News Management Workshop
Day one of the Post-Conflict News Management Workshop at the American Center in Colombo Sri Lanka with a great group of participants. Glen Davis, a former UC Irvine professor who is the cultural affairs officer here, introduced the session. Not many TV people this time, but radio, print and web people are all interested in storytelling with online video and developing a three-screen strategy. These working professionals are at various stages in their careers, but all are interested in moving their country toward a freer environment for news reporting in all media. The English langauge media here tends to stick to a very narrow definition of “news” as reporting on what the politicians say, so the workshop focused on giving more of a voice to ordinary people, and going beyond the press release toward more interpretive journalism and storytelling. My demo tape story profiling a US pilot who was wounded in Afghanistan prompted a discussion of how to improve coverage of the many disabled fighters from the Sri Lankan conflict which ended just over a year ago. Coverage has tended to focus on politicians cutting ribbons on monuments and rehab facilities, rather than the dramatic stories of the combatants themselves. There are still restrictions on coverage of the Sri Lankans who were displaced by the war. The spirited discussion continued over lunch.

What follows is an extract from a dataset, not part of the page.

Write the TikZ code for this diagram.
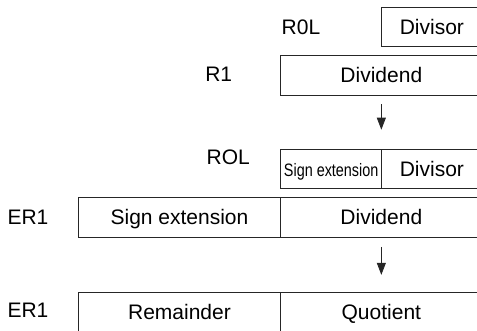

I learned a lot from our lively discussion of news management and ethics. For example, it is not uncommon for low-paid Sri Lankan journalists to accept gifts or free travel from the people they are covering. It’s not always possible for them to “just say no” because struggling independent news organizations couldn’t afford to do such things as travel with the president on their own. This touched off a discussion of transparency and disclosure. The role of the investigative reporter generated much interest, with discussions of when it’s appropriate for reporters to help the police and the use of hidden cameras in documenting official wrongdoing. We’re going to have more discussion of examples from Sri Lankan media tomorrow and the challenges journalists are facing here. I’m feeling thoroughly beat up as I sit here at 2 am while an intense thunderstorm rumbles outside the window, assembling the examples for the next round.
I can’t wait for Day Two!
Interesting cultural note: The American Center is celebrating Press Freedom this month with a series of films about American media. including “All the President’s Men,” “Network,” and “Being There.”
Last night, after a showing of the classic “Citizen Kane,” a viewer wanted to know if “Rosebud” referred to one of the women in the story. Apparently Sri Lankans who have never seen snow had no concept of a sled or why that might have been significant in Kane’s life.